WHAT THE TASK ASKS ->
The lines from the top of the material through the line with "ax.set_ylim(0, 25)" are to be set down exactly. Leave the pictures out.

STORED DATA ->
..........
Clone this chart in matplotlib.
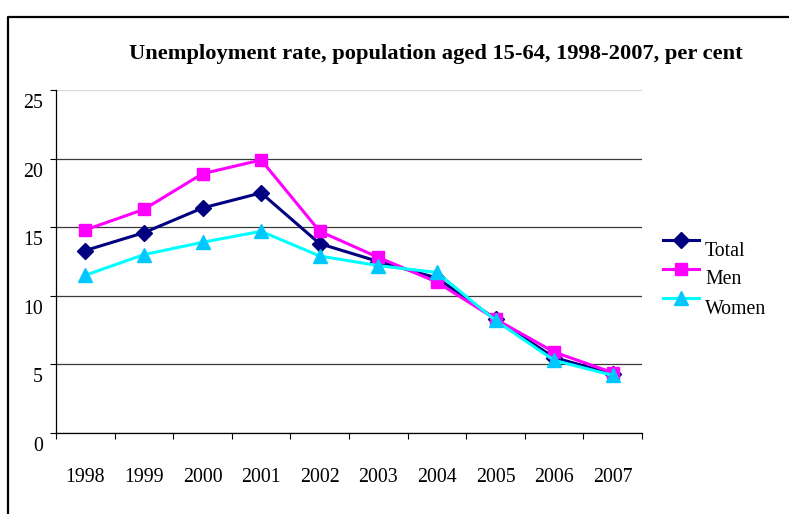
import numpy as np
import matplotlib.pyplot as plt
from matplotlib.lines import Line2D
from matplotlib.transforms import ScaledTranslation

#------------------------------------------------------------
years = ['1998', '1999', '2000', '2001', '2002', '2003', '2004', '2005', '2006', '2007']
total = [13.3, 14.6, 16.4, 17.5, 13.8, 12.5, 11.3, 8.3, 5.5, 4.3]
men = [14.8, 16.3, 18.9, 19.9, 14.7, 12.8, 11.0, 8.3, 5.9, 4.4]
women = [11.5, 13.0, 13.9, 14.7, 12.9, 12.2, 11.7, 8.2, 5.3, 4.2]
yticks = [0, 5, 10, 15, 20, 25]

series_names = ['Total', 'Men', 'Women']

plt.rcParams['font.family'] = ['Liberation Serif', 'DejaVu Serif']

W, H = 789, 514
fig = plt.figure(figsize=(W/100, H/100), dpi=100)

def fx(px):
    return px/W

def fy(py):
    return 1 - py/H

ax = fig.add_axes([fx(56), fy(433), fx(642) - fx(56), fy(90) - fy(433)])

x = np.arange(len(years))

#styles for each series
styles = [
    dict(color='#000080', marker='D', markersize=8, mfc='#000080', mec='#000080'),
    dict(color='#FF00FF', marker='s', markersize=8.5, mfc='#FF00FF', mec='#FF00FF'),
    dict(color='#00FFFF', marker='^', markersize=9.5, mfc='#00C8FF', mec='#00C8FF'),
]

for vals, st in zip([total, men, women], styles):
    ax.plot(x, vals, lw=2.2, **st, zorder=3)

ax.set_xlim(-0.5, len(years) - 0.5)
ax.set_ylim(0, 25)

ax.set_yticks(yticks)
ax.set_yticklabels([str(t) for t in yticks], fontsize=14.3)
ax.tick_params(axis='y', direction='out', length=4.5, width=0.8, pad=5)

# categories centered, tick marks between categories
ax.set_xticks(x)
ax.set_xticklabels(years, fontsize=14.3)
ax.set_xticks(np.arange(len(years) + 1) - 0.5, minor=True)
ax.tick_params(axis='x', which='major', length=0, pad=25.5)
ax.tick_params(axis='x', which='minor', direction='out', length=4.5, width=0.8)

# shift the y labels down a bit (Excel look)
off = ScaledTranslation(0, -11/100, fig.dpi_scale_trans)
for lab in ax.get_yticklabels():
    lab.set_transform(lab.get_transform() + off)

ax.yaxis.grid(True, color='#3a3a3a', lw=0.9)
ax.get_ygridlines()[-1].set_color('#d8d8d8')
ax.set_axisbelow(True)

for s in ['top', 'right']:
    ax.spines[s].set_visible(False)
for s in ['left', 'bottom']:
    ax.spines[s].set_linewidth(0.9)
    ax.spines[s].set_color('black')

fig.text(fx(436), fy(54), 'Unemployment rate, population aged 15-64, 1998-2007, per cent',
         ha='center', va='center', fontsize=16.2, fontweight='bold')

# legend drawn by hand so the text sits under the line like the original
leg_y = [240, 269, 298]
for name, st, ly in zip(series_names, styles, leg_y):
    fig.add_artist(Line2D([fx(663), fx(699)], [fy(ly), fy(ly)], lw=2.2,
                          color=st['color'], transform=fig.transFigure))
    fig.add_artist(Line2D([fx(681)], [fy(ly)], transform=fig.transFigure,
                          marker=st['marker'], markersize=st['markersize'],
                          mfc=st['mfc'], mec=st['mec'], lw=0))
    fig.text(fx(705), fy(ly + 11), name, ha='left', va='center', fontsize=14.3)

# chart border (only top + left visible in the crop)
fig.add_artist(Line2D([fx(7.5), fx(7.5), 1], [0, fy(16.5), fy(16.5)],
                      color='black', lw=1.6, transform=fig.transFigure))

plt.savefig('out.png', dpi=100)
..........
RESULT ->
Clone this chart in matplotlib.
import numpy as np
import matplotlib.pyplot as plt
from matplotlib.lines import Line2D
from matplotlib.transforms import ScaledTranslation

#------------------------------------------------------------
years = ['1998', '1999', '2000', '2001', '2002', '2003', '2004', '2005', '2006', '2007']
total = [13.3, 14.6, 16.4, 17.5, 13.8, 12.5, 11.3, 8.3, 5.5, 4.3]
men = [14.8, 16.3, 18.9, 19.9, 14.7, 12.8, 11.0, 8.3, 5.9, 4.4]
women = [11.5, 13.0, 13.9, 14.7, 12.9, 12.2, 11.7, 8.2, 5.3, 4.2]
yticks = [0, 5, 10, 15, 20, 25]

series_names = ['Total', 'Men', 'Women']

plt.rcParams['font.family'] = ['Liberation Serif', 'DejaVu Serif']

W, H = 789, 514
fig = plt.figure(figsize=(W/100, H/100), dpi=100)

def fx(px):
    return px/W

def fy(py):
    return 1 - py/H

ax = fig.add_axes([fx(56), fy(433), fx(642) - fx(56), fy(90) - fy(433)])

x = np.arange(len(years))

#styles for each series
styles = [
    dict(color='#000080', marker='D', markersize=8, mfc='#000080', mec='#000080'),
    dict(color='#FF00FF', marker='s', markersize=8.5, mfc='#FF00FF', mec='#FF00FF'),
    dict(color='#00FFFF', marker='^', markersize=9.5, mfc='#00C8FF', mec='#00C8FF'),
]

for vals, st in zip([total, men, women], styles):
    ax.plot(x, vals, lw=2.2, **st, zorder=3)

ax.set_xlim(-0.5, len(years) - 0.5)
ax.set_ylim(0, 25)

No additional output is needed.